Justin Lessler, an epidemiologist at the Johns Hopkins Bloomberg School of Public Health, drafted the model and presented it to the Centers for Disease Control and Prevention, the Post reported. The leaked document says it's a CDC "Prevention Situation Update" and has logos from the Department of Health and Human Services and the Federal Emergency Management Agency.
But Lessler told the Post that the document was based on his unfinished modeling. "I had no role in the process by which that was presented and shown. This data was presented as an FYI to CDC … it was not in any way intended to be a forecast," he said.
The leaked document also projects about 200,000 people could be infected each day with the virus — up from 30,000 per day presently — by the beginning of June.

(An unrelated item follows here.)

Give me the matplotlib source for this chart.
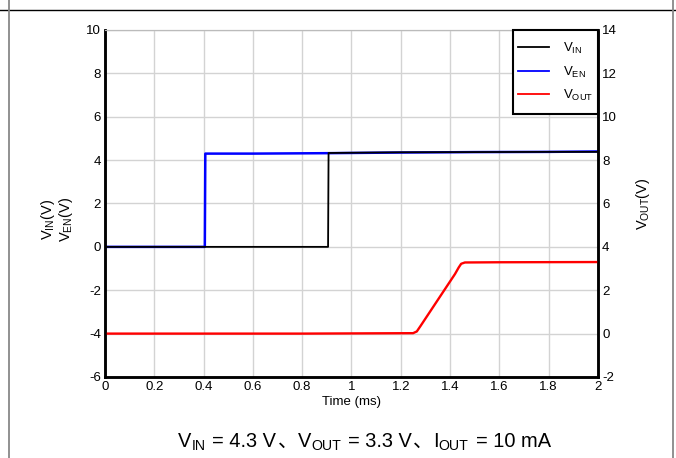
import numpy as np
import matplotlib.pyplot as plt
from matplotlib.lines import Line2D
from matplotlib.patches import Rectangle

t_vin = [0, 0.905, 0.907, 1.2, 1.5, 1.8, 2.0]
v_vin = [0, 0, 4.33, 4.36, 4.37, 4.38, 4.38]

t_ven = [0, 0.405, 0.407, 0.6, 0.9, 1.2, 1.5, 1.8, 2.0]
v_ven = [0, 0, 4.3, 4.3, 4.32, 4.35, 4.37, 4.38, 4.4]

t_vout = [0, 0.8, 1.25, 1.265, 1.28, 1.35, 1.42, 1.435, 1.445, 1.46, 1.6, 2.0]
v_vout = [0, 0, 0.02, 0.1, 0.35, 1.55, 2.75, 3.05, 3.22, 3.28, 3.29, 3.3]

x_ticks = ['0', '0.2', '0.4', '0.6', '0.8', '1', '1.2', '1.4', '1.6', '1.8', '2']

# caption pieces: (text, kind)
caption = [('V', 'main'), ('IN', 'sub'), ('= 4.3 V', 'main'), ('、', 'cjk'),
           ('V', 'main'), ('OUT', 'sub'), ('= 3.3 V', 'main'), ('、', 'cjk'),
           ('I', 'main'), ('OUT', 'sub'), ('= 10 mA', 'main')]

plt.rcParams['font.family'] = ['Liberation Sans', 'Noto Sans CJK SC', 'DejaVu Sans']
plt.rcParams['axes.unicode_minus'] = False

fig = plt.figure(figsize=(6.76, 4.58), dpi=100)
ax = fig.add_axes([0.1553, 0.1769, 0.7293, 0.7576])
ax2 = ax.twinx()

ax.plot(t_vin, v_vin, color='black', lw=1.3, zorder=3)
ax.plot(t_ven, v_ven, color='#0000ff', lw=1.8, zorder=2)
ax2.plot(t_vout, v_vout, color='#ff0000', lw=1.7)

ax.set_xlim(0, 2)
ax.set_ylim(-6, 10)
ax2.set_ylim(-2, 14)
ax.set_xticks(np.arange(0, 2.01, 0.2))
ax.set_xticklabels(x_ticks)
ax.set_yticks(np.arange(-6, 10.1, 2))
ax2.set_yticks(np.arange(-2, 14.1, 2))
ax.grid(True, color='#d3d3d3', lw=1)
ax.tick_params(length=0, labelsize=9.5, pad=3)
ax2.tick_params(length=0, labelsize=9.5, pad=3)

for a in (ax, ax2):
    for s in ('left', 'right', 'bottom'):
        a.spines[s].set_linewidth(1.8)
        a.spines[s].set_color('black')
    a.spines['top'].set_color('#bbbbbb')

ax.set_xlabel('Time (ms)', fontsize=9.5, labelpad=2)
fig.text(0.071, 0.52, 'V$_{\\mathregular{IN}}$(V)', rotation=90, ha='center', va='center', fontsize=10.5)
fig.text(0.098, 0.52, 'V$_{\\mathregular{EN}}$(V)', rotation=90, ha='center', va='center', fontsize=10.5)
ax2.set_ylabel('V$_{\\mathregular{OUT}}$(V)', fontsize=10.5, labelpad=12)

# legend box drawn separately so its size can match the scope screenshot
box = Rectangle((0.828, 0.758), 0.172, 0.242, transform=ax2.transAxes, fill=True,
                facecolor='white', edgecolor='black', lw=1.5, zorder=5, clip_on=False)
ax2.add_patch(box)
handles = [Line2D([], [], color='black', lw=1.3),
           Line2D([], [], color='#0000ff', lw=1.3),
           Line2D([], [], color='#ff0000', lw=1.3)]
labels = ['V$_{\\mathregular{IN}}$', 'V$_{\\mathregular{EN}}$', 'V$_{\\mathregular{OUT}}$']
leg = ax2.legend(handles, labels, loc='center', bbox_to_anchor=(0.914, 0.879),
                 fontsize=9.5, frameon=False, borderaxespad=0, borderpad=0,
                 handlelength=2.35, handletextpad=1.05, labelspacing=0.63)
leg.set_zorder(6)

# caption built from chained pieces so the CJK comma gets its own font
yb = 0.024
first = fig.text(0.3, yb, caption[0][0], fontsize=14.4, va='baseline', ha='left')
prev = first
prev_kind = 'main'
last = first
for txt, kind in caption[1:]:
    gap = 0
    dy = 0
    size = 14.4
    fam = ['Liberation Sans']
    if kind == 'sub':
        size = 10.2
        dy = -2.5
    elif kind == 'cjk':
        fam = ['Noto Sans CJK SC']
        gap = 1
    elif prev_kind == 'sub':
        gap = 5
    last = ax.annotate(txt, xy=(1, yb), xycoords=(prev, 'figure fraction'),
                       xytext=(gap, dy), textcoords='offset points',
                       fontsize=size, family=fam, va='baseline', ha='left',
                       annotation_clip=False)
    prev = last
    prev_kind = kind

fig.canvas.draw()
r = fig.canvas.get_renderer()
x0 = first.get_window_extent(r).x0
x1 = last.get_window_extent(r).x1
shift = (0.539 * fig.bbox.width - (x0 + x1) / 2) / fig.bbox.width
first.set_x(first.get_position()[0] + shift)

# surrounding table-cell borders
fig.add_artist(Line2D([0, 1], [0.979, 0.979], color='black', lw=1, transform=fig.transFigure))
fig.add_artist(Line2D([0.014, 0.014], [0, 1], color='#888888', lw=1.3, transform=fig.transFigure))
fig.add_artist(Line2D([0.996, 0.996], [0, 1], color='#888888', lw=1.3, transform=fig.transFigure))

fig.savefig('out.png', dpi=100)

On Sunday, the US reported 1,719 new deaths from COVID-19, according to the CDC. While 3,000 new deaths per day by June 1 is the middle estimate in the leaked document, the draft model ranges from 750 to 15,000 deaths per day by then. By May 15, it projects 250 to 10,000 deaths per day, with 1,000 as the middle estimate.
White House deputy press secretary Judd Deere said the leaked report hasn't been vetted by multiple agencies and wasn't a White House document.
"This data is not reflective of any of the modeling done by the task force or data that the task force has analyzed," he said.
But Lessler told the Post that if states end their lockdowns too soon, the projections in the document are possible.
DataTicker - Covid 19 Global and USDeath projections are increasing as states lift their lockdowns
Major cities like New York, Chicago, Los Angeles have experienced the largest outbreaks in the US so far, according to Johns Hopkins University. In other areas of the country, outbreaks have been reported among incarcerated populations and at meat processing plants.
More than 1.1 million people have been diagnosed with COVID-19 in the US, and at least 68,285 have died from the disease, according to Johns Hopkins.
The grim, leaked projections come as state leaders across the US begin to relax social distancing regulations that were put in place in order to reduce the transmission of the disease caused by the novel coronavirus. On Friday, Georgia Gov. Brian Kemp relaxed the state's stay-at-home order for most residents — and 1,000 new people in the state were diagnosed with the virus that day.
Over half of US states plan to relax stay-at-home orders this week, but the vast majority of them do not yet have adequate testing resources experts say are needed to safely do so, the Associated Press reported Saturday. Health experts and leaders have been warning for months of a second wave of COVID-19 cases and deaths if social distancing measures are ended prematurely.
On Sunday, President Donald Trump predicted the virus would kill as many as 100,000 Americans, an increase from the 60,000 he projected it would kill a few weeks ago.
"Look, we're going to lose anywhere from 75, 80 to 100,000 people," he said during a Fox News town hall. "That's a horrible thing. We shouldn't lose one person out of this."
The president also on Sunday said there could be a vaccine for the novel coronavirus by the end of the year, though experts have estimated the search for an effective treatment could last 18 months. Experts have also warned that a rushed vaccine could come with risks, including the potential to make the disease worse in infected individuals.
But until we have a vaccine or viable treatment for the disease, experts maintain that social distancing and widespread testing are the best ways to contain outbreaks.